ANNAPOLIS, Md. (WJZ) -- Maryland's House and Senate remain at odds over a dog bite bill intended to neutralize a court ruling that pit bulls are inherently dangerous.
Political reporter Pat Warren has the latest developments.
The idea is this: all dogs should be regarded as equally dangerous. The question is liability in the event that a dog bites someone. In the case of Dominic Solensky, the Court of Appeals ruled pit bulls inherently dangerous and owners and landlords should both be held liable. Efforts to eliminate the breed-specific designation seem to have hit a wall in Annapolis, leaving dog owners in limbo.
"You're the owner, you're responsible. It's common sense," said one person.
"You're a dog owner. You should take responsibility for your dog," said another.
Seems simple, but it's not. The House bill gives owners a chance to prove they didn't know the dog was dangerous with a preponderance of evidence. The Senate holds owners to a higher standard of clear and convincing evidence.
"We're going to do everything we can for the dog owners, for the victims, for the landlords to come up with a fair solution," said Delegate Luiz Simmons.

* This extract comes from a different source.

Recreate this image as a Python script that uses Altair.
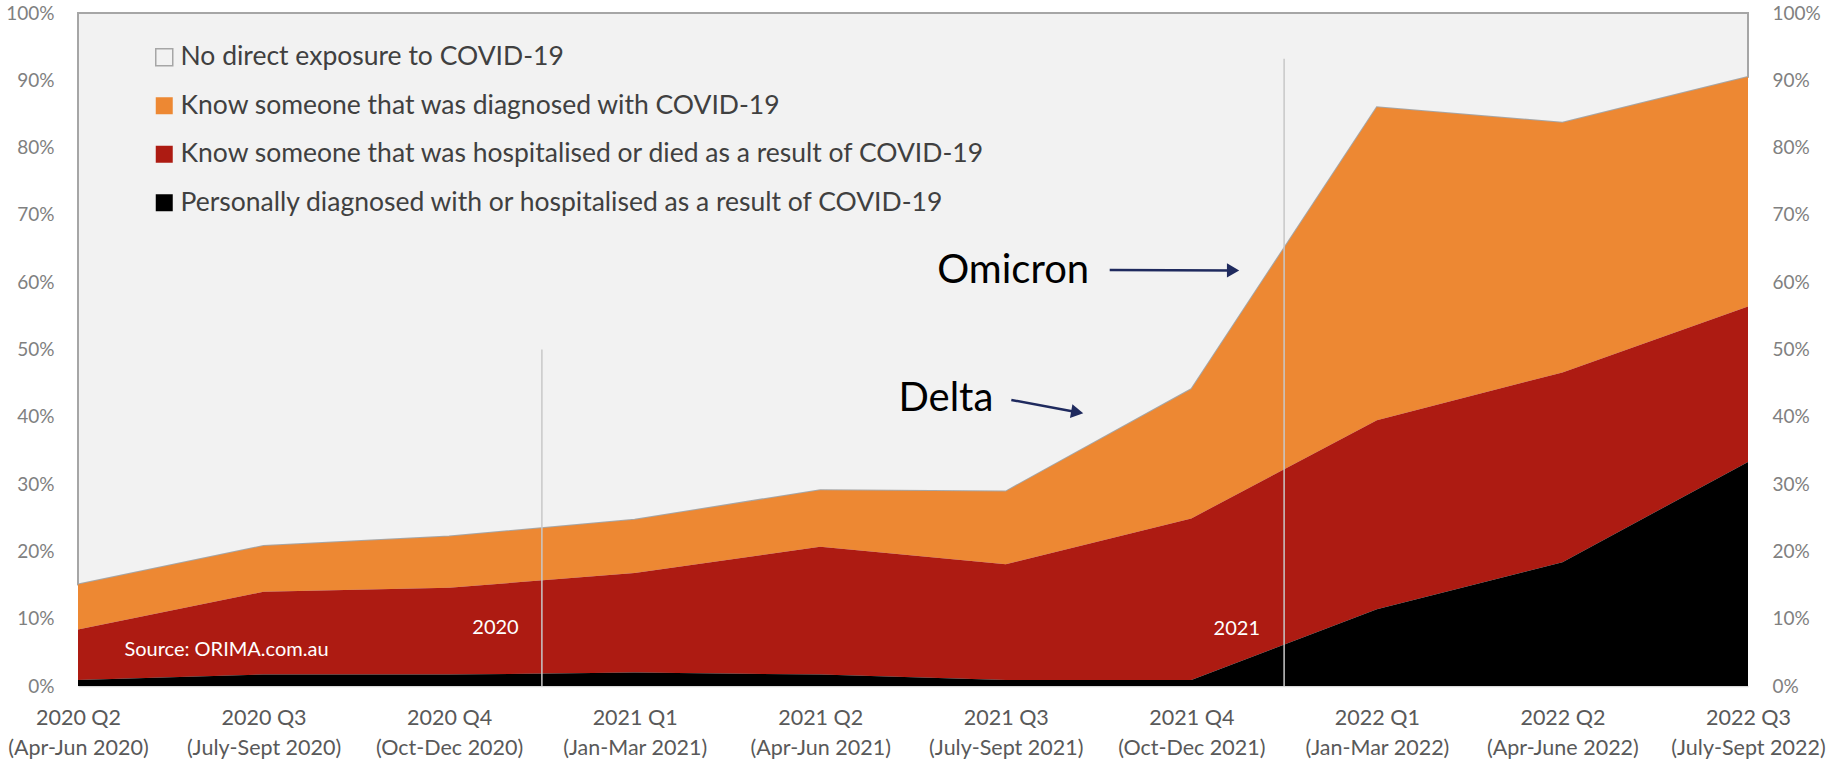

But Simmons and Senator Bryan Frosh, who thought they had reached a compromise, are now at odds. The House Judiciary Committee heard appeals for a resolution Wednesday.
"No matter what you feel about the state of liability, these folks need a place to live," said Ron Wineholt, Apartment and Office Building Association.
Unless the legislature acts, pit bull owners who rent may have to choose between their dogs and their homes.
"We need you very urgently to get to conference and please work it out," Wineholt said.
Dog owners are anxiously awaiting the outcome. The General Assembly ends this session on April 8.
Legislative leaders expect to work out their differences in a conference committee.